Thursday, October 9, 2014

Massachusetts: Governor Considers Constitutional Duty for First Time

Governor Deval Patrick has been granted the pardon power because his State's Founders envisioned a system of separated powers and checks and balance. Patrick, however, has not granted a single pardon in almost eight years! The State's Parole board once recommended that he grant a pardon. He disagreed. According to the Boston Globe:
[Patrick] considered granting pardons to an entire class of convicts serving time for nonviolent drug offenses but found it was too difficult to pinpoint them since were tangled up in other, more serious legal issues. 
Now, the Governor is said to be "considering three men for pardons, including two with drug convictions in the 1990s and one who was incarcerated after an armed assault in 1989." See story here.


life for pot said...

You know, It's really not that difficult to carve out nonviolent drug offenders if you are really serious about the task.

It is necessary to define your criteria in a definite and perhaps strict fashion - then look at court documents.

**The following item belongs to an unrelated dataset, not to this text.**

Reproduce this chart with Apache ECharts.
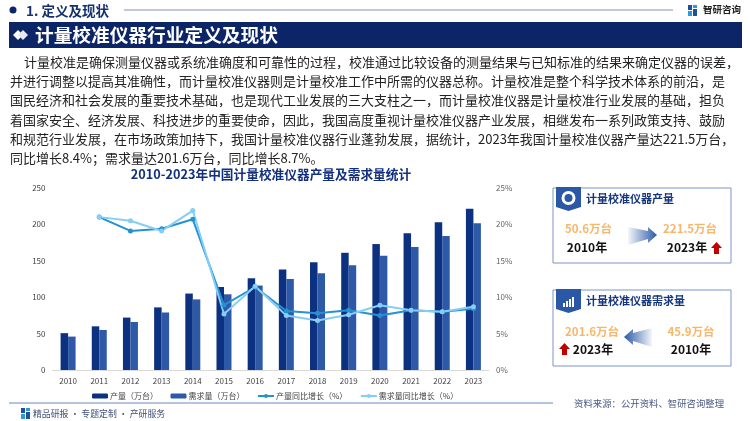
<!DOCTYPE html>
<html>
<head>
<meta charset="utf-8">
<style>
html, body { margin: 0; padding: 0; background: #fff; }
#main { width: 750px; height: 421px; }
</style>
<script src="https://cdn.jsdelivr.net/npm/echarts@6/dist/echarts.min.js"></script>
</head>
<body>
<div id="main"></div>
<script>
const years = ['2010','2011','2012','2013','2014','2015','2016','2017','2018','2019','2020','2021','2022','2023'];
const output = [50.6,60,72,86,105,114,126,138,148,161,173,188,203,221.5];
const demand = [45.9,55,66,79,97,104,116,125,133,144,157,169,184,201.6];
const outputGrowth = [null,21.0,19.1,19.4,20.7,8.9,11.4,8.1,7.8,8.2,7.5,8.2,8.0,8.4];
const demandGrowth = [null,21.0,20.5,19.1,21.9,7.7,11.5,7.5,6.8,7.6,8.9,8.2,8.0,8.7];
const bodyLines = [
  '计量校准是确保测量仪器或系统准确度和可靠性的过程，校准通过比较设备的测量结果与已知标准的结果来确定仪器的误差，',
  '并进行调整以提高其准确性，而计量校准仪器则是计量校准工作中所需的仪器总称。计量校准是整个科学技术体系的前沿，是',
  '国民经济和社会发展的重要技术基础，也是现代工业发展的三大支柱之一，而计量校准仪器是计量校准行业发展的基础，担负',
  '着国家安全、经济发展、科技进步的重要使命，因此，我国高度重视计量校准仪器产业发展，相继发布一系列政策支持、鼓励',
  '和规范行业发展，在市场政策加持下，我国计量校准仪器行业蓬勃发展，据统计，2023年我国计量校准仪器产量达221.5万台，',
  '同比增长8.4%；需求量达201.6万台，同比增长8.7%。'
];

const FONT = '"Noto Sans CJK SC", "Noto Sans", sans-serif';
const NAVY = '#0b2566';
const BLUE = '#2b58a6';

const label = (x, y, text, size, color, align, weight) => ({
  type: 'text', x, y,
  style: { text, fontSize: size, fontFamily: FONT, fill: color, align: align || 'left', verticalAlign: 'middle', fontWeight: weight || 'normal' }
});
const rect = (x, y, width, height, fill) => ({ type: 'rect', shape: { x, y, width, height }, style: { fill } });
const poly = (points, fill) => ({ type: 'polygon', shape: { points }, style: { fill } });
const fade = (from, to) => new echarts.graphic.LinearGradient(0, 0, 1, 0, [{ offset: 0, color: from }, { offset: 1, color: to }]);

const card = (y, h, title) => [
  { type: 'rect', shape: { x: 553, y, width: 178, height: h }, style: { fill: '#fff', stroke: '#7d95ca', lineWidth: 1 } },
  poly([[556, y - 1], [581, y - 1], [581, y + 19], [568.5, y + 23], [556, y + 19]], BLUE),
  label(586, y + 11, title, 11, '#14357f', 'left', 'bold')
];
const upArrow = (cx, cy) => poly([[cx, cy - 6], [cx + 5.5, cy], [cx + 2.5, cy], [cx + 2.5, cy + 6], [cx - 2.5, cy + 6], [cx - 2.5, cy], [cx - 5.5, cy]], '#c00000');
const logo = (x, y) => [rect(x, y, 4, 5, '#1f4fa0'), rect(x + 5, y, 4, 3, '#2b9ad6'), rect(x, y + 6, 4, 5, '#2b9ad6'), rect(x + 5, y + 4, 4, 7, '#1f4fa0')];

const decor = [
  // 页眉
  { type: 'circle', shape: { cx: 13, cy: 10, r: 3.5 }, style: { fill: NAVY } },
  label(26, 11, '1. 定义及现状', 13.5, '#14306f', 'left', 'bold'),
  { type: 'line', shape: { x1: 124, y1: 10, x2: 673, y2: 10 }, style: { stroke: '#8092bd', lineWidth: 1 } },
  ...logo(688, 5),
  label(703, 9.5, '智研咨询', 9.5, '#222', 'left', 'bold'),
  rect(9, 22, 733, 26, NAVY),
  poly([[13, 35], [18, 30], [23, 35], [18, 40]], '#fff'),
  poly([[18, 35], [23, 30], [28, 35], [23, 40]], '#e6e9f2'),
  label(35, 35, '计量校准仪器行业定义及现状', 18.7, '#fff', 'left', 'bold'),
  // 正文
  ...bodyLines.map((t, i) => label(i === 0 ? 24 : 10, 62 + i * 19.2, t, 13, '#222')),
  // 产量卡片
  ...card(188, 75, '计量校准仪器产量'),
  { type: 'circle', shape: { cx: 568.5, cy: 198, r: 7 }, style: { fill: '#fff' } },
  { type: 'circle', shape: { cx: 568.5, cy: 198, r: 4 }, style: { fill: BLUE } },
  label(588.5, 229, '50.6万台', 11.5, '#f8b668', 'center', 'bold'),
  label(587, 247, '2010年', 12, '#111', 'center', 'bold'),
  poly([[628, 227], [648, 231], [648, 227], [657, 235], [648, 243], [648, 239], [628, 245]], fade('rgba(43,88,166,0.05)', BLUE)),
  label(690, 229, '221.5万台', 11.5, '#f8b668', 'center', 'bold'),
  label(687, 247, '2023年', 12, '#111', 'center', 'bold'),
  upArrow(716.5, 248),
  // 需求量卡片
  ...card(290, 76, '计量校准仪器需求量'),
  rect(563, 303, 2, 4, '#fff'), rect(566, 301, 2, 6, '#fff'), rect(569, 299, 2, 8, '#fff'), rect(572, 297, 2, 10, '#fff'),
  label(592, 332, '201.6万台', 11.5, '#f8b668', 'center', 'bold'),
  label(593, 349, '2023年', 12, '#111', 'center', 'bold'),
  upArrow(564.5, 349),
  poly([[652, 328], [633, 333], [633, 329], [624, 337], [633, 345], [633, 341], [652, 347]], fade(BLUE, 'rgba(43,88,166,0.05)')),
  label(691, 332, '45.9万台', 11.5, '#f8b668', 'center', 'bold'),
  label(691, 349, '2010年', 12, '#111', 'center', 'bold'),
  // 页脚
  { type: 'line', shape: { x1: 9, y1: 403, x2: 553, y2: 403 }, style: { stroke: '#6f88bd', lineWidth: 1 } },
  label(574, 403, '资料来源：公开资料、智研咨询整理', 9.4, '#4a5a85'),
  ...logo(21, 408),
  label(33, 413.5, '精品研报 · 专题定制 · 产研服务', 8.9, '#3f5078')
];

const lineSeries = (name, data, color) => ({
  name, type: 'line', yAxisIndex: 1, data, z: 5,
  symbol: 'circle', symbolSize: 5, lineStyle: { color, width: 2 }, itemStyle: { color }
});
const barSeries = (name, data, color) => ({
  name, type: 'bar', data, barWidth: 7.5, barGap: 0, itemStyle: { color }
});
const axisText = { color: '#444', fontSize: 8, fontFamily: FONT, margin: 7 };

const chart = echarts.init(document.getElementById('main'), null, { renderer: 'canvas' });
chart.setOption({
  animation: false,
  backgroundColor: '#fff',
  title: {
    text: '2010-2023年中国计量校准仪器产量及需求量统计',
    left: 266, top: 163, textAlign: 'center',
    textStyle: { fontSize: 12.7, fontWeight: 'bold', color: '#12307f', fontFamily: FONT }
  },
  legend: {
    left: 87, top: 387, itemHeight: 5, itemWidth: 16, itemGap: 12.5,
    textStyle: { fontSize: 8, color: '#444', fontFamily: FONT, padding: [0, 0, 0, -3] },
    data: ['产量（万台）', '需求量（万台）', '产量同比增长（%）', '需求量同比增长（%）']
  },
  grid: { left: 52.5, right: 261, top: 188, bottom: 51 },
  xAxis: {
    type: 'category', data: years,
    axisLine: { lineStyle: { color: '#d9d9d9' } }, axisTick: { show: false },
    axisLabel: axisText
  },
  yAxis: [
    { type: 'value', min: 0, max: 250, interval: 50, splitLine: { show: false }, axisLine: { show: false }, axisTick: { show: false }, axisLabel: axisText },
    { type: 'value', min: 0, max: 25, interval: 5, splitLine: { show: false }, axisLine: { show: false }, axisTick: { show: false }, axisLabel: { ...axisText, color: '#666', formatter: '{value}%' } }
  ],
  series: [
    barSeries('产量（万台）', output, '#0d3181'),
    barSeries('需求量（万台）', demand, '#2e59a7'),
    lineSeries('产量同比增长（%）', outputGrowth, '#2391d2'),
    lineSeries('需求量同比增长（%）', demandGrowth, '#86cef5')
  ],
  graphic: decor
});
</script>
</body>
</html>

Maybe the reason it doesn't get done is because executives have their finger in the wind.

John Thacker said...

Interesting little story from Maryland. The Republican candidate, Hogan Rutherford, said that "he believes Gov. Martin O’Malley’s administration hasn’t made pardons and commutations a priority of his tenure." He wants to emulate former Gov. Bob Ehrlich instead of the pardon and commutation stingy O'Malley.